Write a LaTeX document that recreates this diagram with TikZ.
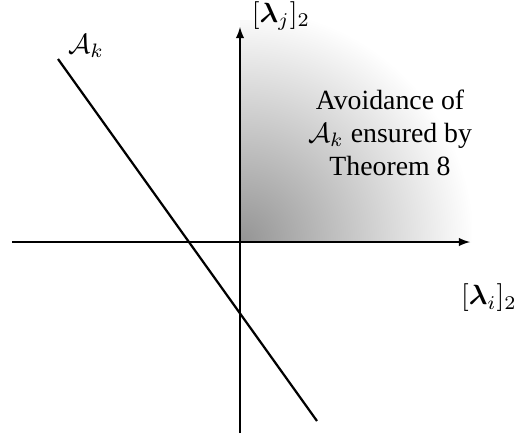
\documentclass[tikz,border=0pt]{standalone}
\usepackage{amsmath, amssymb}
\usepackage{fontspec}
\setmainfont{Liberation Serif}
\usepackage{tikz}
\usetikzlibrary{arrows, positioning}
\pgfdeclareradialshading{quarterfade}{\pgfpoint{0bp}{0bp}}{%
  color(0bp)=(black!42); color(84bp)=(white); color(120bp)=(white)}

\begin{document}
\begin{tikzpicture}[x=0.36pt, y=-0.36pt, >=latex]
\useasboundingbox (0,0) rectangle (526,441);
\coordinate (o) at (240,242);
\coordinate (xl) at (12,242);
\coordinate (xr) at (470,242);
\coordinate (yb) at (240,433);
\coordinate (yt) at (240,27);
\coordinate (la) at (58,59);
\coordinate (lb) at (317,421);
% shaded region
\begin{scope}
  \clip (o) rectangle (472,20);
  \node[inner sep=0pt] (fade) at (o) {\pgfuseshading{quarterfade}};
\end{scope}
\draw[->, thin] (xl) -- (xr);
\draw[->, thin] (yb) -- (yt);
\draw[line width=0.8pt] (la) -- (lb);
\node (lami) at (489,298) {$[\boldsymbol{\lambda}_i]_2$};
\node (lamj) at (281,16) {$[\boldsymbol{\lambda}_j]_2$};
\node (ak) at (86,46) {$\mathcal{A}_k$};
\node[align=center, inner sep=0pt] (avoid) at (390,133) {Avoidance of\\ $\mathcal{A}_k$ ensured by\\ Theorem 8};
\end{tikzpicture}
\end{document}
+++
# What this task involves:
Do not copy the pictures, but repeat every line exactly.

# Solution:
Write a LaTeX document that recreates this diagram with TikZ.
\documentclass[tikz,border=0pt]{standalone}
\usepackage{amsmath, amssymb}
\usepackage{fontspec}
\setmainfont{Liberation Serif}
\usepackage{tikz}
\usetikzlibrary{arrows, positioning}
\pgfdeclareradialshading{quarterfade}{\pgfpoint{0bp}{0bp}}{%
  color(0bp)=(black!42); color(84bp)=(white); color(120bp)=(white)}

\begin{document}
\begin{tikzpicture}[x=0.36pt, y=-0.36pt, >=latex]
\useasboundingbox (0,0) rectangle (526,441);
\coordinate (o) at (240,242);
\coordinate (xl) at (12,242);
\coordinate (xr) at (470,242);
\coordinate (yb) at (240,433);
\coordinate (yt) at (240,27);
\coordinate (la) at (58,59);
\coordinate (lb) at (317,421);
% shaded region
\begin{scope}
  \clip (o) rectangle (472,20);
  \node[inner sep=0pt] (fade) at (o) {\pgfuseshading{quarterfade}};
\end{scope}
\draw[->, thin] (xl) -- (xr);
\draw[->, thin] (yb) -- (yt);
\draw[line width=0.8pt] (la) -- (lb);
\node (lami) at (489,298) {$[\boldsymbol{\lambda}_i]_2$};
\node (lamj) at (281,16) {$[\boldsymbol{\lambda}_j]_2$};
\node (ak) at (86,46) {$\mathcal{A}_k$};
\node[align=center, inner sep=0pt] (avoid) at (390,133) {Avoidance of\\ $\mathcal{A}_k$ ensured by\\ Theorem 8};
\end{tikzpicture}
\end{document}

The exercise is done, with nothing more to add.